Its multiple pond Michael....


----------



## BANDT (Jul 7, 2011)

Would have to be several large ponds.

probably lots of fun


----------



## JpEater (Jul 10, 2011)

thompsonsz71 said:


> Its multiple pond Michael....



Brickyard ponds is about all I can think of that fits that description........


----------



## Michael (Jul 10, 2011)

That's better than Diamond Lakes


----------



## thompsonsz71 (Jul 11, 2011)

you would be correct trey


----------



## bowfisher1 (Jul 11, 2011)

is there anything to it?


----------



## Buckaholic2000 (Jul 11, 2011)

I am interested as well


----------



## keats (Jul 12, 2011)

im interested, when would this be????


----------



## camoman1 (Jul 12, 2011)

Please send me the info - my Nephew is into it . He just built a new boat just for Bow fishing .


----------



## jmfauver (Jul 13, 2011)

JpEater said:


> Brickyard ponds is about all I can think of that fits that description........





Michael said:


> That's better than Diamond Lakes





keats said:


> im interested, when would this be????





Buckaholic2000 said:


> I am interested as well





bowfisher1 said:


> is there anything to it?





thompsonsz71 said:


> you would be correct trey





camoman1 said:


> Please send me the info - my Nephew is into it . He just built a new boat just for Bow fishing .




The location is the Brick Yard ponds...Ponds is an understatement.I sent the info to Z71 and hope he has made contact with the owner.. I do not bowfish any more and when I came across this I told the owner I would post it up.I will speak to him ( the owner) this up coming weekend if he has not been contacted I will pass the info to someone else....


----------



## thompsonsz71 (Jul 13, 2011)

Plan on contacting him today.... been super busy with work....


----------



## jmfauver (Jul 13, 2011)

thompsonsz71 said:


> Plan on contacting him today.... been super busy with work....



No problem...Hope it works out for you guys..


----------



## JpEater (Jul 13, 2011)

thompsonsz71 said:


> Plan on contacting him today.... been super busy with work....





Not sure if your talking about the pay fish ponds or the private ponds. I know of some folks that have been shooting the private ponds and killing a few gar.
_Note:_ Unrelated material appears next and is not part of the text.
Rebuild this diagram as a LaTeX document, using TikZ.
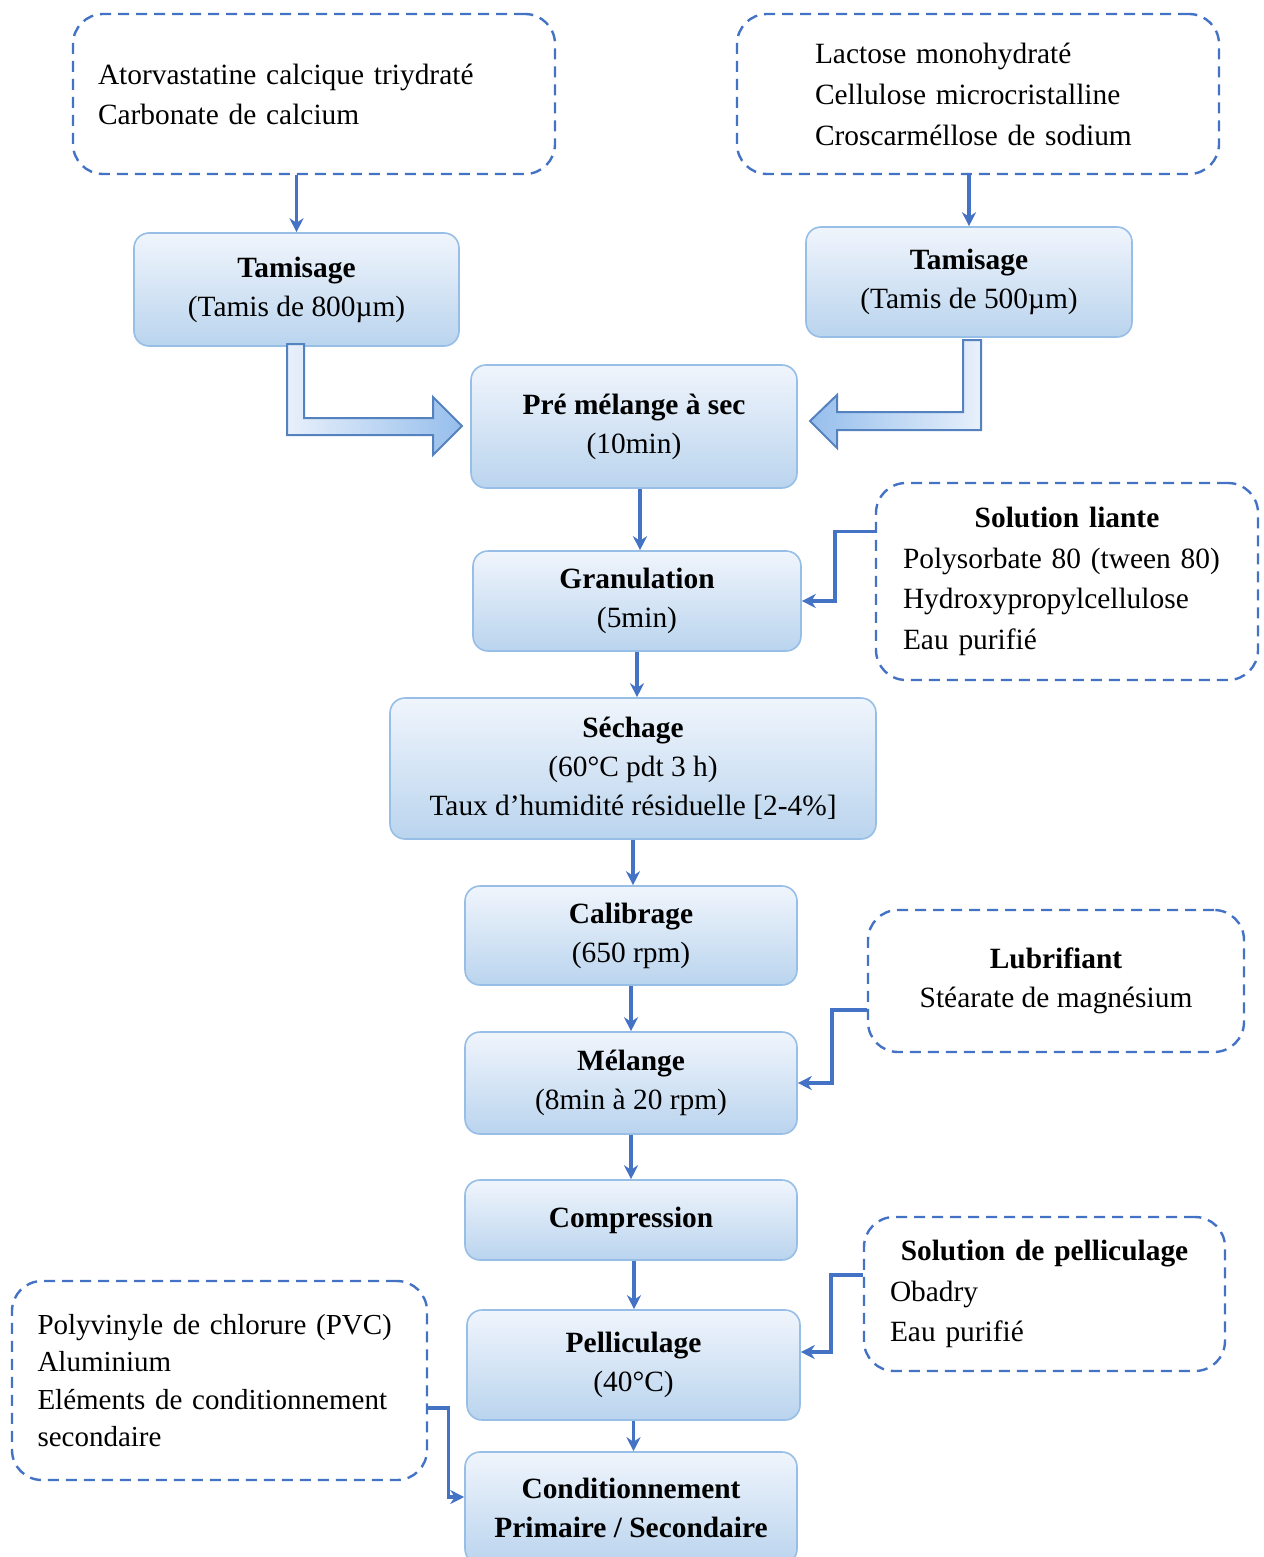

I don't know of anyone that bowfishes the pay fish ponds.


----------



## thompsonsz71 (Jul 13, 2011)

not sure yet trey... ill call you and give you some info


----------



## crawdad24 (Jul 13, 2011)

I spent 6 years duck hunting all of the brickyard ponds pay ponds and private.
They're all deep and steep right off the bank.  They're all old mining ponds.  Be careful.


----------



## FULL_DRAW (Jul 13, 2011)

Dang thompson!!! Hurry your butt up!!! I wanna shoot some fish to make up for the russell shoot!!!!


----------



## JpEater (Jul 13, 2011)

Make it later in the season. I will have an airboat by then and can hop from pond to pond without having to load on the trailer when I shoot them all! 

Is it unfair that I may can get in and scout ahead of time??


----------



## GA 50 (Jul 15, 2011)

The owner of the property has not heard of any such tournament.


----------



## JpEater (Jul 19, 2011)

GA 50 said:


> The owner of the property has not heard of any such tournament.



Imagine that!


----------



## crawdad24 (Jul 21, 2011)

The owner of the pond, leases the rights to the ponds (the fish ponds the ones you can see from 520) out.  Therefore he may NOT know.


----------